There is another docket issue.

https://www.courtlistener.com/docket/60273358/united-states-v-shroyer/

I did both the History/Documents and Docket Sheet HTML and it is not adding the docket text to that either.

In addition to that, I RECAp'ed the Document 6 and it said multiple times PDF Uploaded to the RECAP Archive and yet Document 6 is still saying to buy the Document and is not being RECAP'ed. I thought I'd report on this issue as well.

So I get a notification that it was  RECAP'ed but it will not add Document 6 while other Documents are uploading there with no problems. The docket text is again not being added. This is from PACER in the Western District of Texas Cm/ECF.

johnhawkinson commented 3 years ago

@StanleyBolten: I think we may have mislead you. This problem is not fixed.

Thank you for fixing the issues. Now the docket text is showing up.

To the extent that it was repaired, it was done as a one-off. We've made some progress identifying the problem but it has not been fixed. I'd imagine that whatever situation causes this problem will continue to be an issue until we repair it.

That said, it would be helpful for you to offer more specificity in the bug report

I did both the History/Documents and Docket Sheet HTML and it is not adding the docket text to that either.

That is, which docket entries should have different text? That said, in this case it appears none of them have the full text, so there's not much ambiguity.

In addition to that, I RECAp'ed the Document 6 and it said multiple times PDF Uploaded to the RECAP Archive and yet Document 6 is still saying to buy the Document and is not being RECAP'ed. I thought I'd report on this issue as well.

Document 6 is there now. Perhaps the server was slow to process it. It appears from the logs it took 3 minutes, which is certainly longer than usual:

            "date_created": "2021-08-23T14:04:02.405160-07:00",
            "date_modified": "2021-08-23T14:07:03.601884-07:00",
mlissner commented 3 years ago

@StanleyBolten, I took a closer look at the HTML from this upload and it's riddled with JS from other extensions you have installed. Can you try to do this again without those extensions? I'll email you the ones that seem to be involved so they're not posted publicly. I think the reason you're having issues is because those extensions inject JS that messes up our parsers.

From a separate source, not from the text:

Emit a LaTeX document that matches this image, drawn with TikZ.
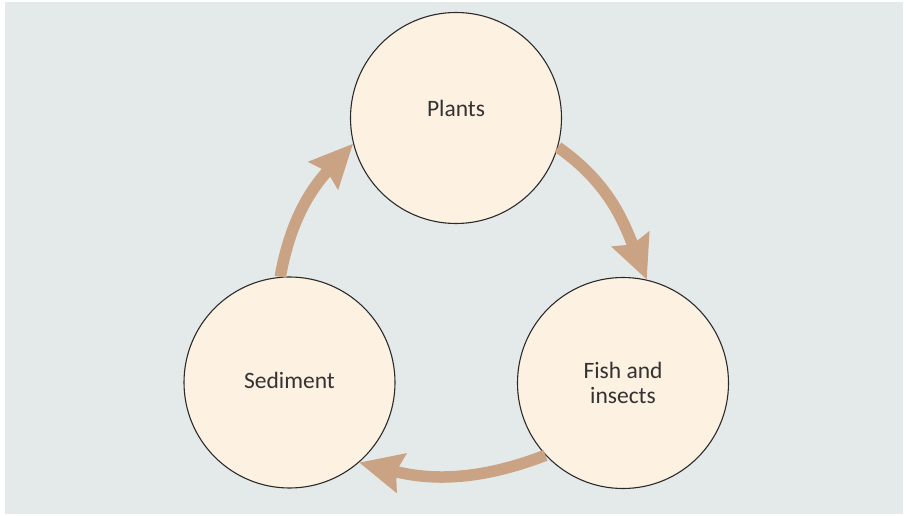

We have code that blocks uploads like these because those extensions often will monkey with the page in bad ways (like there's one that changes every instance of "Trump" to something else), but it seems like we don't need to do that here since these extensions simply break our parsers outright.

mlissner commented 3 years ago

Closing for now, since I think we've found the underlying cause, but if disabling the extensions doesn't fix this, let's reopen.